## GIVEN DATA

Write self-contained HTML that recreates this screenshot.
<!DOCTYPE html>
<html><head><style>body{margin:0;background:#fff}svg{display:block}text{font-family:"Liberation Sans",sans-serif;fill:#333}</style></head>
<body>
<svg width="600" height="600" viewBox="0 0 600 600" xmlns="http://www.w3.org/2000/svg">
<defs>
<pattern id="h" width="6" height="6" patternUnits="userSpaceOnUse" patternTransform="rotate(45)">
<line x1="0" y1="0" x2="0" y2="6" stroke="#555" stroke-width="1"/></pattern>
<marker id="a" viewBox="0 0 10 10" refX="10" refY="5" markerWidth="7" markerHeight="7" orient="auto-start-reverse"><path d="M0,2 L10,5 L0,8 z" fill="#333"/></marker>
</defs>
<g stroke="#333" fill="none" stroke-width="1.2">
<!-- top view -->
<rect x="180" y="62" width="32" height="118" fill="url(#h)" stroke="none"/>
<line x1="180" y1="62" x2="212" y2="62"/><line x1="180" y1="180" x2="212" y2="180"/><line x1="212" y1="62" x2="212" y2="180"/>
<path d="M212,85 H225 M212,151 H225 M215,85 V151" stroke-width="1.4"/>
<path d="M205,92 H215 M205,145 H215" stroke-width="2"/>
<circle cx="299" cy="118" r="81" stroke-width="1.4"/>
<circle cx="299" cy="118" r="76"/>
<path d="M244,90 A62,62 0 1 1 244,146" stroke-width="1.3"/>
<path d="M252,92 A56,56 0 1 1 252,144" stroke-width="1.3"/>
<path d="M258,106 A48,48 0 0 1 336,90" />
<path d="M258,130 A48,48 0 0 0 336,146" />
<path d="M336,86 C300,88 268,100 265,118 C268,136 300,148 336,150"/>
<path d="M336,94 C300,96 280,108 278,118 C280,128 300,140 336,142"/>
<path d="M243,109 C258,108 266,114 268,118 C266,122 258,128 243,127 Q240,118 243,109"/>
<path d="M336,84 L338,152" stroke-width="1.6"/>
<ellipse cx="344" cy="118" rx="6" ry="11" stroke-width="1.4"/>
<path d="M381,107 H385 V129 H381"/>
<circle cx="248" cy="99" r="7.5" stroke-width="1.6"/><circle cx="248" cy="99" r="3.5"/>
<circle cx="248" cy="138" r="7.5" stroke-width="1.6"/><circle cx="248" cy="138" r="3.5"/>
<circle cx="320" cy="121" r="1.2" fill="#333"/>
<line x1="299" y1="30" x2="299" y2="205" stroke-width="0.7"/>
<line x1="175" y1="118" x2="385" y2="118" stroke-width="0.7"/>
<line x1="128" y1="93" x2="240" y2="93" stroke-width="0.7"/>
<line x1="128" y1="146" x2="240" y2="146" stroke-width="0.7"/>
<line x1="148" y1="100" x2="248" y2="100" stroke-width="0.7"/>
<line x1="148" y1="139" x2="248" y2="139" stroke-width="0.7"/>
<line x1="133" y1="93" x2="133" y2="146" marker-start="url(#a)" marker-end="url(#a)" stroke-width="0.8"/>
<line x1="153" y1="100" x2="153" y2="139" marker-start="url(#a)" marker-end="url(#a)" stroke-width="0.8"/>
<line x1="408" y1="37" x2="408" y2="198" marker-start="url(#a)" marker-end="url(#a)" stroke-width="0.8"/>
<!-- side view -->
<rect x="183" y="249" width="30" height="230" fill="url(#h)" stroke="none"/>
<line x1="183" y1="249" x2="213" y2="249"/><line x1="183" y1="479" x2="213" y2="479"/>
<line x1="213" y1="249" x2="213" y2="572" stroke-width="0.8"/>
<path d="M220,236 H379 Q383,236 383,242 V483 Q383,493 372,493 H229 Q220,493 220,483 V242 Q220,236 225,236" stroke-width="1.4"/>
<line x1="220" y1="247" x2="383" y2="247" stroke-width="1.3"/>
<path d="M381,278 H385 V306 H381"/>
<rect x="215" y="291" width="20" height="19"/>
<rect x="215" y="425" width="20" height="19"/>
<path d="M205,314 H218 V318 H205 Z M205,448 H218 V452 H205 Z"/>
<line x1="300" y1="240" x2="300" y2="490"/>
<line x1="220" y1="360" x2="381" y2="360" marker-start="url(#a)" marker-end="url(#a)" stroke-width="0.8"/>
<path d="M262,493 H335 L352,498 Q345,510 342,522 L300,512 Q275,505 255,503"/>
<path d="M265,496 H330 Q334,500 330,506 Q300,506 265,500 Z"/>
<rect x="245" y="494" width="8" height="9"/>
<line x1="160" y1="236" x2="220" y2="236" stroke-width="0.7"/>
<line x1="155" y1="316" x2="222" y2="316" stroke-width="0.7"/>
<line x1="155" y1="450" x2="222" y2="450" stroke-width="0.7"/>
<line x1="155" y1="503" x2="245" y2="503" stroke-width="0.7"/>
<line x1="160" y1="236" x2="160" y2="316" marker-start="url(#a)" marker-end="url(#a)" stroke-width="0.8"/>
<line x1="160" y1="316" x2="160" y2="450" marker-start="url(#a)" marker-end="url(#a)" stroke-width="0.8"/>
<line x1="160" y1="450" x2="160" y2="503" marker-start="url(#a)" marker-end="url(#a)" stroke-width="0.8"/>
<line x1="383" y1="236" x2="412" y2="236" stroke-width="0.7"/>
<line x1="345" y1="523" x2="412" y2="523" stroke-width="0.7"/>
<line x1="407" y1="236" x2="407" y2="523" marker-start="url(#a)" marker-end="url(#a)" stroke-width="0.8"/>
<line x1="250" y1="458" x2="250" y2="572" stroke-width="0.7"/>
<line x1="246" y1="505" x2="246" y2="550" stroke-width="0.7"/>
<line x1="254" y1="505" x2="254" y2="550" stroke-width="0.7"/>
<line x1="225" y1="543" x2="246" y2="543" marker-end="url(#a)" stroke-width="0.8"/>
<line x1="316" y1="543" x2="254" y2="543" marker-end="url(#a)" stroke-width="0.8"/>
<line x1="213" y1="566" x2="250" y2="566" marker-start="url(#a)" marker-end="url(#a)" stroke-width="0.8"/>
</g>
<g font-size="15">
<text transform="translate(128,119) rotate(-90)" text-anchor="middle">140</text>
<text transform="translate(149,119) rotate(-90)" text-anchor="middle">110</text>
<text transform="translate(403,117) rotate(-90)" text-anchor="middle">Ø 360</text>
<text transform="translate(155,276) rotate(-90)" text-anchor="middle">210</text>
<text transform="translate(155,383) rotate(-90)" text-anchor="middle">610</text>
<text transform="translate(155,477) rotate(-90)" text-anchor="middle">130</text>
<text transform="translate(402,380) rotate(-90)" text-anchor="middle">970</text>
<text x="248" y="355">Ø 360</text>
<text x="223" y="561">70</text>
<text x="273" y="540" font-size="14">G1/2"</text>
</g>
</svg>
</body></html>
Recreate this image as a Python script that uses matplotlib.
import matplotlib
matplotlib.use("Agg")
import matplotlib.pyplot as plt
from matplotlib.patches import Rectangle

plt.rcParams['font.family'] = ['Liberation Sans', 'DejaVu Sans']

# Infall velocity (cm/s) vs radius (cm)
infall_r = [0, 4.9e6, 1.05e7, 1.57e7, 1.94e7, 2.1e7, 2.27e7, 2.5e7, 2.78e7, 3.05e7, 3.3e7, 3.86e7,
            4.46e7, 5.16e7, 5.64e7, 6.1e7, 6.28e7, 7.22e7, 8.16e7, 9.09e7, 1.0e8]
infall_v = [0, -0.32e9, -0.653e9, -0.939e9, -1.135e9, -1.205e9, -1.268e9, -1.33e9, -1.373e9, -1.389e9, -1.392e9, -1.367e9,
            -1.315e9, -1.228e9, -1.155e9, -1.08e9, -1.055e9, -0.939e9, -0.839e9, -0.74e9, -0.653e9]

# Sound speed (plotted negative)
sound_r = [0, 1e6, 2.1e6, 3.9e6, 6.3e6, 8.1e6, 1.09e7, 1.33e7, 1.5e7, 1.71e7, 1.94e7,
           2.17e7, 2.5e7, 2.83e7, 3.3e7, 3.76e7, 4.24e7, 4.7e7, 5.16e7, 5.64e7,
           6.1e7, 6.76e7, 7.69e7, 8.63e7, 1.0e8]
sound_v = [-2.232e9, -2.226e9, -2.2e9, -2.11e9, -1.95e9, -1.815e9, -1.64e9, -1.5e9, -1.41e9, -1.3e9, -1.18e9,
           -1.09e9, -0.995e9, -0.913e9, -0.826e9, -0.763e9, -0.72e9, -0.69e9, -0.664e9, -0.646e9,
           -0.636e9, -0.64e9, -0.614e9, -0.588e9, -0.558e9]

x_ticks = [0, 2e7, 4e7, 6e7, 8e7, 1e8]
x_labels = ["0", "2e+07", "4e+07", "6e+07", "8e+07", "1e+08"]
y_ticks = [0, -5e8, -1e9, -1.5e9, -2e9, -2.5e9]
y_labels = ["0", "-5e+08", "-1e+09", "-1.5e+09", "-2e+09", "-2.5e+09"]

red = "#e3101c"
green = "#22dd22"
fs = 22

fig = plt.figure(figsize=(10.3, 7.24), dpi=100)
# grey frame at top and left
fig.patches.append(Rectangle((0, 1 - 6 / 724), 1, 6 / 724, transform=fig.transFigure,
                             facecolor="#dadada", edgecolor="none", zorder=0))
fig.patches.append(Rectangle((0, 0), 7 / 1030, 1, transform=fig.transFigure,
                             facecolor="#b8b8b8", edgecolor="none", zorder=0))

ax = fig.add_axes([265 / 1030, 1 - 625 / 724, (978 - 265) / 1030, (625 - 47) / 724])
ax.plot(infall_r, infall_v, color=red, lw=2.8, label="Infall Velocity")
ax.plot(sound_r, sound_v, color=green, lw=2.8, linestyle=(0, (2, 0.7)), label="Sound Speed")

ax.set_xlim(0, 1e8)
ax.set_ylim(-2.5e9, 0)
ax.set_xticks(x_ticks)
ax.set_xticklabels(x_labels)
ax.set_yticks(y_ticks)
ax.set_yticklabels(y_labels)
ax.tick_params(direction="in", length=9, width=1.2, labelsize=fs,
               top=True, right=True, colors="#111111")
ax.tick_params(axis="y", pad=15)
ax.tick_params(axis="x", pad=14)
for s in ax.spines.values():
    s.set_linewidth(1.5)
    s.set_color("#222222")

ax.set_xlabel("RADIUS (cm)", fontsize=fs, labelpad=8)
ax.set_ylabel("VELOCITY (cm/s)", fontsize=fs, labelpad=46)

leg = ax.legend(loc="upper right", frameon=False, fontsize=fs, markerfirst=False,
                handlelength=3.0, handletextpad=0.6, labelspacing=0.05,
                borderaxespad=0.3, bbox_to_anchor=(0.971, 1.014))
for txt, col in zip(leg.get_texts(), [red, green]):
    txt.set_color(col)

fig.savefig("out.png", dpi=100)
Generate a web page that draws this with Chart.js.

## WHAT THE TASK REQUIRES
In the listing above, find the line with "Recreate this image" and the line with "plt.rcParams['font.family'] = ['Liberation". Output those two lines and every line between them, exactly as written.

## TASK ANSWER
Recreate this image as a Python script that uses matplotlib.
import matplotlib
matplotlib.use("Agg")
import matplotlib.pyplot as plt
from matplotlib.patches import Rectangle

plt.rcParams['font.family'] = ['Liberation Sans', 'DejaVu Sans']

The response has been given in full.